I usually start off my stream with non-copyrighted music provided by Facebook and twitch. The music is seen to draw people in whether than having a blank screen. The streaming platforms help make the viewer feel welcomed with a relaxed slow positive instrumental playing in the background. Then I change to the live screen where all the interactions come alive. Ill start by saying, “coming to you live from the city that rocks”. This engages the audience to start communicating. By saying “how is your day”, “what are you streaming today”, Or during stream “nice kill”. While I am playing, I read off likes, follows, supporter, stars given, and answer comments the chat asks. For example, if someone follows the stream, I will give shout out for instance, “thank you Luis for the follow, how’s your day”. Get a conversation going and try to be personable with every interaction during the stream. For each like, follow, share I get an alert that plays an animation and displays a name on the live screen of the person who likes, follows, or shares for everyone to see during the stream. The stream helps me build a community to keep the interactions personable. I have created a community group for my stream where the viewers that follow can interact with one another.

I use groups to gather people that have the same liking. One site I use is called discords, which I think they obtained the idea from the term discourse. In the group it helps bring together the followers of my stream. Where they can promote their own streaming link, find new players to game with, talk about strategies, send clips of something they did while playing. All these ways from above are how literacy is being used in a life of a streamer. I did not realize how much literacy is going on before, during and after the stream. From knowing the streaming language, to interacting with viewers in the chat from OBS software, communicating with the chat, to forming a group that share common interest and allows them to talk to one another. Communication is the key ingredient to have a successful stream and it is a place where you can be yourself.

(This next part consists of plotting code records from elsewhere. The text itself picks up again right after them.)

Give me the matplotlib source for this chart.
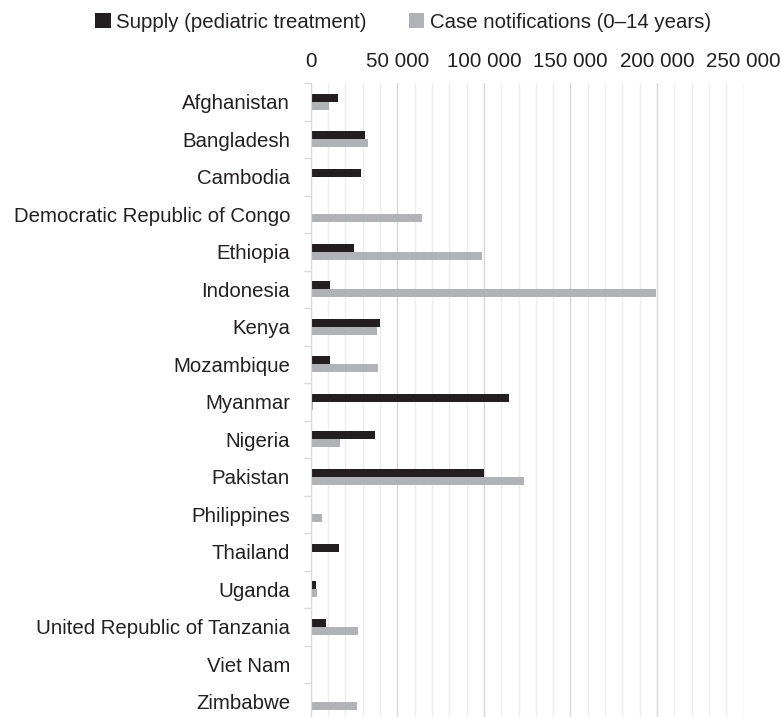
import numpy as np
import matplotlib
matplotlib.use('Agg')
import matplotlib.pyplot as plt
from matplotlib.ticker import FuncFormatter, MultipleLocator

font = {'family': 'Liberation Sans', 'size': 14.7}
matplotlib.rc('font', **font)

countries = ['Afghanistan', 'Bangladesh', 'Cambodia', 'Democratic Republic of Congo',
             'Ethiopia', 'Indonesia', 'Kenya', 'Mozambique', 'Myanmar', 'Nigeria',
             'Pakistan', 'Philippines', 'Thailand', 'Uganda',
             'United Republic of Tanzania', 'Viet Nam', 'Zimbabwe']
supply = [15800, 31200, 28700, 0, 24800, 11300, 40200, 11200, 114600, 37000,
          100200, 0, 16400, 2900, 8700, 0, 0]
cases = [10600, 32900, 0, 64300, 98800, 199600, 38100, 38900, 1000, 17100,
         122900, 6700, 0, 3700, 27500, 0, 26900]

TEXT = '#231f20'
DARK = '#231f20'
GREY = '#b1b2b5'

fig = plt.figure(figsize=(7.81, 7.17), dpi=100, facecolor='white')
ax = fig.add_axes([0.398, -0.005, 0.554, 0.889])

y = np.arange(len(countries))
h = 0.215
ax.barh(y - h / 2, supply, height=h, color=DARK, label='Supply (pediatric treatment)')
ax.barh(y + h / 2, cases, height=h, color=GREY, label='Case notifications (0\u201314 years)')

ax.set_xlim(0, 250000)
ax.set_ylim(len(countries) - 0.5, -0.5)
ax.xaxis.tick_top()
ax.xaxis.set_major_locator(MultipleLocator(50000))
ax.xaxis.set_minor_locator(MultipleLocator(10000))
ax.xaxis.set_major_formatter(FuncFormatter(lambda v, p: f'{int(v):,}'.replace(',', ' ')))
ax.tick_params(axis='x', which='both', length=0, pad=9, colors=TEXT, labelsize=14.8)
ax.grid(axis='x', which='major', color='#d9d9d9', linewidth=1.0)
ax.grid(axis='x', which='minor', color='#eeeeee', linewidth=1.0)
ax.set_axisbelow(True)

ax.set_yticks(y)
ax.set_yticklabels(countries)
ax.set_yticks(np.arange(-0.5, len(countries)), minor=True)
ax.tick_params(axis='y', which='major', length=0, pad=15, colors=TEXT, labelsize=14.7)
ax.tick_params(axis='y', which='minor', length=5, color='#d9d9d9', width=1)

for s in ['top', 'right', 'bottom']:
    ax.spines[s].set_visible(False)
ax.spines['left'].set_color('#d9d9d9')

fig.legend(loc='center', bbox_to_anchor=(0.516, 1 - 22 / 717), ncol=2, frameon=False,
           handlelength=0.75, handleheight=0.75, handletextpad=0.25, columnspacing=2.1,
           fontsize=14.7, labelcolor=TEXT, borderpad=0)

plt.savefig('out.png', dpi=100)
plt.close()
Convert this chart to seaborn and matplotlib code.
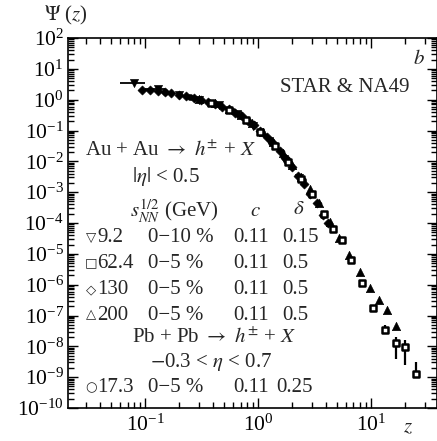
import numpy as np
import pandas as pd
import matplotlib
matplotlib.use("Agg")
import matplotlib.pyplot as plt
import seaborn as sns
from matplotlib.ticker import LogLocator, NullFormatter, FixedLocator

# Au+Au 9.2 GeV (down triangles)
z_92 = [0.08, 0.13, 0.2, 0.3, 0.45, 0.65, 0.9, 1.25, 1.7, 2.3]
psi_92 = [3.5, 2.2, 1.45, 1.0, 0.65, 0.34, 0.14, 0.045, 0.012, 0.0028]
zerr_lo_92 = [0.02, 0.03, 0, 0, 0, 0, 0, 0, 0, 0]
zerr_hi_92 = [0.02, 0.02, 0, 0, 0, 0, 0, 0, 0, 0]

# Au+Au 130 GeV (diamonds)
z_130 = [0.094, 0.11, 0.13, 0.15, 0.17, 0.2, 0.23, 0.27, 0.31, 0.36, 0.42,
         0.48, 0.55, 0.63, 0.72, 0.82, 0.93, 1.05, 1.2, 1.36, 1.55, 1.75,
         2.0, 2.25, 2.55, 2.9, 3.3, 3.75, 4.2]
psi_130 = [2.0, 2.1, 1.95, 1.8, 1.65, 1.45, 1.3, 1.12, 0.98, 0.85, 0.72,
           0.6, 0.48, 0.38, 0.29, 0.21, 0.15, 0.1, 0.063, 0.038, 0.022, 0.0125,
           0.0065, 0.0034, 0.0018, 9.0e-4, 4.3e-4, 1.8e-4, 1.0e-4]

# Au+Au 200 GeV (up triangles)
z_200 = [0.3, 0.42, 0.55, 0.7, 0.88, 1.1, 1.35, 1.65, 2.0, 2.4, 2.9, 3.5,
         4.3, 5.2, 6.4, 8.0, 9.8, 11.8, 13.8, 16.6]
psi_200 = [1.05, 0.76, 0.5, 0.32, 0.18, 0.089, 0.042, 0.018, 0.0076, 0.0032,
           0.0013, 4.5e-4, 1.1e-4, 3.2e-5, 8.9e-6, 2.5e-6, 7.9e-7, 3.2e-7, 1.5e-7, 4.5e-8]

# Au+Au 62.4 GeV (squares)
z_624 = [0.38, 0.55, 0.78, 1.05, 1.4, 1.85, 2.4, 3.0, 3.8, 4.6, 5.5, 6.7,
         8.3, 10.4, 13.3, 16.5, 20.0, 25.0]
psi_624 = [0.79, 0.47, 0.22, 0.089, 0.032, 0.0095, 0.0026, 8.9e-4, 1.9e-4,
           6.3e-5, 2.8e-5, 6.3e-6, 1.1e-6, 1.7e-7, 3.3e-8, 1.26e-8, 9.3e-9, 1.3e-9]
psi_lo_624 = [0.79, 0.47, 0.22, 0.089, 0.032, 0.0095, 0.0026, 8.9e-4, 1.9e-4,
              6.3e-5, 2.2e-5, 5.0e-6, 0.9e-6, 1.4e-7, 2.5e-8, 3.8e-9, 2.5e-9, 1.3e-9]
psi_hi_624 = [0.79, 0.47, 0.22, 0.089, 0.032, 0.0095, 0.0026, 8.9e-4, 1.9e-4,
              6.3e-5, 3.5e-5, 8.0e-6, 1.4e-6, 2.1e-7, 5.0e-8, 1.95e-8, 1.55e-8, 3.0e-9]

# Pb+Pb 17.3 GeV (circles)
z_173 = [0.15, 0.25, 0.4, 0.6, 0.9, 1.3, 1.8, 2.5]
psi_173 = [1.78, 1.23, 0.79, 0.42, 0.16, 0.045, 0.0117, 0.0025]

# axis ticks
x_major = [0.1, 1.0, 10.0]
y_major = [10.0 ** k for k in range(-10, 3)]

# legend table
rows_energy = ["9.2", "62.4", "130", "200"]
rows_cent = ["0\u221210 %", "0\u22125 %", "0\u22125 %", "0\u22125 %"]
rows_c = ["0.11", "0.11", "0.11", "0.11"]
rows_delta = ["0.15", "0.5", "0.5", "0.5"]
rows_sym = ["\u25bd", "\u25a1", "\u25c7", "\u25b3"]

sns.set_style("ticks")
plt.rcParams["font.family"] = ["Liberation Serif", "DejaVu Serif"]
plt.rcParams["mathtext.fontset"] = "stix"

W, H = 437, 441
fig = plt.figure(figsize=(W / 100, H / 100), dpi=100)
ax = fig.add_axes([68 / W, 1 - 408 / H, (437 - 68) / W, (408 - 38) / H])

df92 = pd.DataFrame({"z": z_92, "psi": psi_92})
df130 = pd.DataFrame({"z": z_130, "psi": psi_130})
df200 = pd.DataFrame({"z": z_200, "psi": psi_200})
df624 = pd.DataFrame({"z": z_624, "psi": psi_624})
df173 = pd.DataFrame({"z": z_173, "psi": psi_173})

ax.errorbar(z_92, psi_92, xerr=[zerr_lo_92, zerr_hi_92], fmt="none",
            ecolor="k", elinewidth=1.3, capsize=0)
yerr_624 = [np.array(psi_624) - np.array(psi_lo_624),
            np.array(psi_hi_624) - np.array(psi_624)]
ax.errorbar(z_624, psi_624, yerr=yerr_624, fmt="none", ecolor="k",
            elinewidth=1.6, capsize=0)

sns.scatterplot(data=df173, x="z", y="psi", marker="o", s=20, color="k",
                edgecolor="k", ax=ax, zorder=3)
sns.scatterplot(data=df92, x="z", y="psi", marker="v", s=34, color="k",
                edgecolor="k", ax=ax, zorder=3)
sns.scatterplot(data=df130, x="z", y="psi", marker="D", s=22, color="k",
                edgecolor="k", ax=ax, zorder=3)
sns.scatterplot(data=df200, x="z", y="psi", marker="^", s=36, color="k",
                edgecolor="k", ax=ax, zorder=4)
sns.scatterplot(data=df624, x="z", y="psi", marker="s", s=18, color="white",
                edgecolor="k", linewidth=1.8, ax=ax, zorder=5)

ax.set_xscale("log")
ax.set_yscale("log")
ax.set_xlim(0.0208, 38.4)
ax.set_ylim(1e-10, 1e2)
ax.set_xlabel("")
ax.set_ylabel("")

ax.yaxis.set_major_locator(FixedLocator(y_major))
ax.yaxis.set_minor_locator(LogLocator(base=10, subs=np.arange(2, 10), numticks=200))
ax.yaxis.set_minor_formatter(NullFormatter())
ax.xaxis.set_major_locator(FixedLocator(x_major))
ax.xaxis.set_minor_locator(LogLocator(base=10, subs=np.arange(2, 10), numticks=100))
ax.xaxis.set_minor_formatter(NullFormatter())
ax.tick_params(which="both", direction="in", top=True, right=True,
               labelsize=15.5, width=1, colors="k")
ax.tick_params(which="major", length=7)
ax.tick_params(which="minor", length=4)
ax.tick_params(axis="x", which="major", pad=5)
ax.tick_params(axis="y", which="major", pad=3)
for sp in ax.spines.values():
    sp.set_linewidth(1.2)
    sp.set_color("k")

fs = 15


def put(px, py, s, **kw):
    fig.text(px / W, 1 - py / H, s, ha=kw.pop("ha", "left"), va="center",
             fontsize=kw.pop("fontsize", fs), **kw)


put(44, 15, r"$\Psi$ ($z$)")
put(403, 428, r"$z$")
put(413, 59, r"$b$")
put(280, 88, "STAR & NA49")
put(85, 151, r"Au + Au $\rightarrow$ $h^{\pm}$ + $X$")
put(132, 176, r"$|\eta|$ < 0.5")
put(130, 211, r"$s_{NN}^{1/2}$ (GeV)")
put(250, 212, r"$c$")
put(293, 210, r"$\delta$")

row_y = [237, 263, 290, 315]
for yy, sym, en, ce, cc, dd in zip(row_y, rows_sym, rows_energy, rows_cent,
                                   rows_c, rows_delta):
    put(91, yy, sym, ha="center", fontsize=9.5, family="DejaVu Sans",
        fontweight="bold")
    put(97, yy, en)
    put(148, yy, ce)
    put(233, yy, cc)
    put(282, yy, dd)

put(132, 338, r"Pb + Pb $\rightarrow$ $h^{\pm}$ + $X$")
put(150, 362, r"$-$0.3 < $\eta$ < 0.7")
put(91, 388, "\u25cb", ha="center", fontsize=9.5, family="DejaVu Sans",
    fontweight="bold")
put(97, 388, "17.3")
put(148, 388, "0\u22125 %")
put(233, 388, "0.11")
put(276, 388, "0.25")

fig.savefig("out.png", dpi=100)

Streamers that stream video games give more than just video game content. Its more than a person playing a game because who would watch that. A streamer must engage with the audience with social interactions by reading and answering the viewers questions or comments. By doing this it helps build their stream. By interacting with other streamers and the viewers in the chat keeps a viewer intrigued to get them coming back to watch their stream. When alerts come in, they give thanks to the people who support them by giving them a shout out on the stream. Streamers try to get on a personal level with their audience because its more than a video game. The knowing of the streaming language is something to learn to help communicate with the streamer or any other gamer. Do not be a troll in the chat because one of the mods will ban you and I am bringing content called fraggin’ or dying. Knowing how literacy works in the streaming world helps bring together a community that shares the same interest. All these literacies are the basic knowledge of streaming. Knowing these literacies is how I can always be Coming to you live from a city that rocks.